Instructions for the task
Report how many lines of the entries below contain the word "this", and nothing more.

Start Given entries

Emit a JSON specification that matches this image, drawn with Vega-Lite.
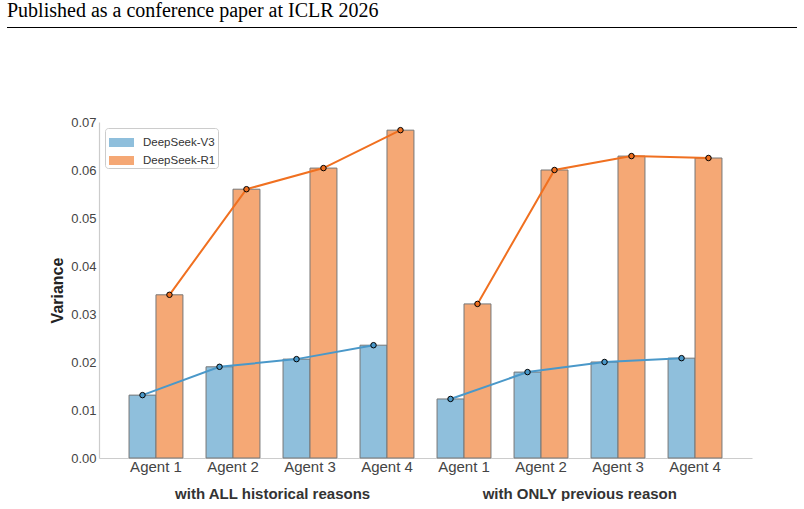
{
  "$schema": "https://vega.github.io/schema/vega-lite/v6.json",
  "padding": {"left": 7, "top": 0, "right": 0, "bottom": 0},
  "spacing": 83,
  "config": {
    "view": {"stroke": null},
    "font": "Liberation Sans"
  },
  "vconcat": [
    {
      "width": 790,
      "height": 1,
      "view": {"fill": "#000", "stroke": null},
      "title": {
        "text": "Published as a conference paper at ICLR 2026",
        "anchor": "start",
        "font": "Liberation Serif",
        "fontSize": 20,
        "fontWeight": "normal",
        "color": "#000",
        "baseline": "alphabetic",
        "offset": -15
      },
      "data": {"values": [{"t": ""}]},
      "mark": {"type": "text"},
      "encoding": {"text": {"field": "t"}}
    },
    {
      "spacing": 0,
      "hconcat": [
        {
          "width": 42,
          "height": 1,
          "view": {"fill": "#ffffff", "stroke": null},
          "data": {"values": [{"t": ""}]},
          "mark": {"type": "text"},
          "encoding": {"text": {"field": "t"}}
        },
        {
          "width": 653,
          "height": 336,
          "data": {
            "values": [
              {"key": "1|Agent 1", "group": "1", "series": "DeepSeek-V3", "value": 0.0131},
              {"key": "1|Agent 1", "group": "1", "series": "DeepSeek-R1", "value": 0.0340},
              {"key": "1|Agent 2", "group": "1", "series": "DeepSeek-V3", "value": 0.0190},
              {"key": "1|Agent 2", "group": "1", "series": "DeepSeek-R1", "value": 0.0560},
              {"key": "1|Agent 3", "group": "1", "series": "DeepSeek-V3", "value": 0.0206},
              {"key": "1|Agent 3", "group": "1", "series": "DeepSeek-R1", "value": 0.0604},
              {"key": "1|Agent 4", "group": "1", "series": "DeepSeek-V3", "value": 0.0235},
              {"key": "1|Agent 4", "group": "1", "series": "DeepSeek-R1", "value": 0.0683},
              {"key": "2|Agent 1", "group": "2", "series": "DeepSeek-V3", "value": 0.0123},
              {"key": "2|Agent 1", "group": "2", "series": "DeepSeek-R1", "value": 0.0321},
              {"key": "2|Agent 2", "group": "2", "series": "DeepSeek-V3", "value": 0.0179},
              {"key": "2|Agent 2", "group": "2", "series": "DeepSeek-R1", "value": 0.0600},
              {"key": "2|Agent 3", "group": "2", "series": "DeepSeek-V3", "value": 0.0200},
              {"key": "2|Agent 3", "group": "2", "series": "DeepSeek-R1", "value": 0.0629},
              {"key": "2|Agent 4", "group": "2", "series": "DeepSeek-V3", "value": 0.0208},
              {"key": "2|Agent 4", "group": "2", "series": "DeepSeek-R1", "value": 0.0625}
            ]
          },
          "encoding": {
            "x": {
              "field": "key",
              "type": "nominal",
              "scale": {
                "domain": ["1|Agent 1", "1|Agent 2", "1|Agent 3", "1|Agent 4", "2|Agent 1", "2|Agent 2", "2|Agent 3", "2|Agent 4"],
                "paddingInner": 0.3,
                "paddingOuter": 0.39
              },
              "axis": {
                "title": "with ALL historical reasons\u00a0\u00a0\u00a0\u00a0\u00a0\u00a0\u00a0\u00a0\u00a0\u00a0\u00a0\u00a0\u00a0\u00a0\u00a0\u00a0\u00a0\u00a0\u00a0\u00a0\u00a0\u00a0\u00a0\u00a0\u00a0\u00a0\u00a0with ONLY previous reason",
                "titleFontSize": 15,
                "titleFontWeight": "bold",
                "titleColor": "#333333",
                "titlePadding": 12,
                "labelExpr": "split(datum.label, '|')[1]",
                "labelAngle": 0,
                "ticks": false,
                "domainColor": "#cccccc",
                "domainWidth": 1.2,
                "labelFontSize": 15,
                "labelColor": "#444444",
                "labelPadding": 1
              }
            },
            "y": {
              "field": "value",
              "type": "quantitative",
              "scale": {"domain": [0, 0.07], "nice": false, "zero": true},
              "axis": {
                "title": "Variance",
                "values": [0, 0.01, 0.02, 0.03, 0.04, 0.05, 0.06, 0.07],
                "format": ".2f",
                "grid": false,
                "ticks": false,
                "domainColor": "#cccccc",
                "domainWidth": 1.2,
                "labelFontSize": 13,
                "labelColor": "#444444",
                "labelPadding": 3,
                "titleFontSize": 16,
                "titleFontWeight": "bold",
                "titleColor": "#222222",
                "titlePadding": 5
              }
            }
          },
          "layer": [
            {
              "mark": {"type": "bar", "stroke": "#777777", "strokeWidth": 1},
              "encoding": {
                "xOffset": {"field": "series", "type": "nominal", "scale": {"domain": ["DeepSeek-V3", "DeepSeek-R1"], "paddingInner": 0}},
                "fill": {
                  "field": "series",
                  "type": "nominal",
                  "scale": {"domain": ["DeepSeek-V3", "DeepSeek-R1"], "range": ["#8fbfdc", "#f5a875"]},
                  "legend": {
                    "title": null,
                    "orient": "top-left",
                    "offset": 6,
                    "padding": 2,
                    "strokeColor": "#cccccc",
                    "fillColor": "#ffffff",
                    "cornerRadius": 3,
                    "labelFontSize": 11.5,
                    "labelColor": "#333333",
                    "labelOffset": 9,
                    "symbolOffset": 2,
                    "symbolType": "M-1,-0.36H1V0.36H-1Z",
                    "symbolSize": 625,
                    "symbolStrokeWidth": 0,
                    "symbolStrokeColor": "transparent",
                    "rowPadding": -1.5
                  }
                }
              }
            },
            {
              "mark": {"type": "line", "strokeWidth": 2},
              "encoding": {
                "xOffset": {"field": "series", "type": "nominal", "scale": {"domain": ["DeepSeek-V3", "DeepSeek-R1"], "paddingInner": 0}},
                "detail": {"field": "group", "type": "nominal"},
                "stroke": {
                  "field": "series",
                  "type": "nominal",
                  "scale": {"domain": ["DeepSeek-V3", "DeepSeek-R1"], "range": ["#4a98c9", "#f07020"]},
                  "legend": null
                }
              }
            },
            {
              "mark": {"type": "point", "filled": true, "size": 30, "stroke": "#000000", "strokeWidth": 1, "opacity": 1},
              "encoding": {
                "xOffset": {"field": "series", "type": "nominal", "scale": {"domain": ["DeepSeek-V3", "DeepSeek-R1"], "paddingInner": 0}},
                "fill": {
                  "field": "series",
                  "type": "nominal",
                  "scale": {"domain": ["DeepSeek-V3", "DeepSeek-R1"], "range": ["#4a98c9", "#f07020"]},
                  "legend": null
                }
              }
            }
          ],
          "resolve": {"scale": {"fill": "independent"}}
        }
      ]
    }
  ]
}
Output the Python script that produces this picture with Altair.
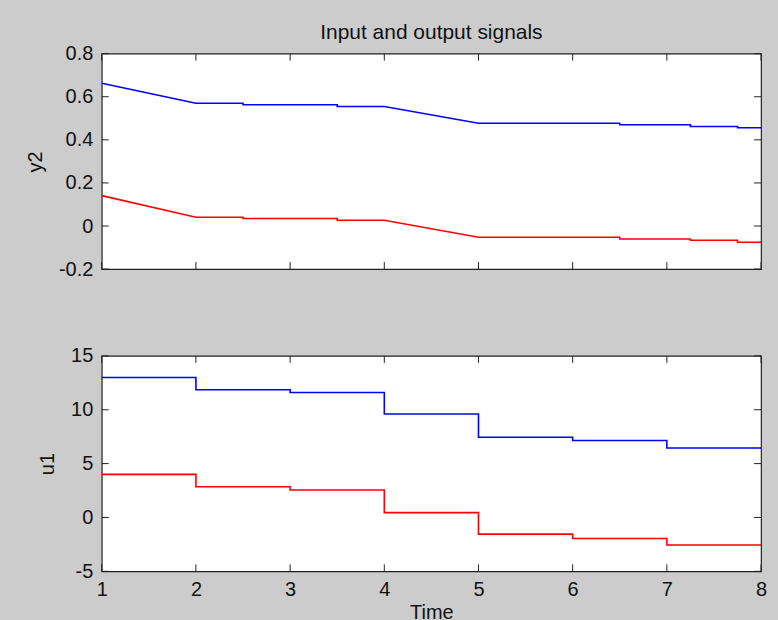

End Given entries

Result below
2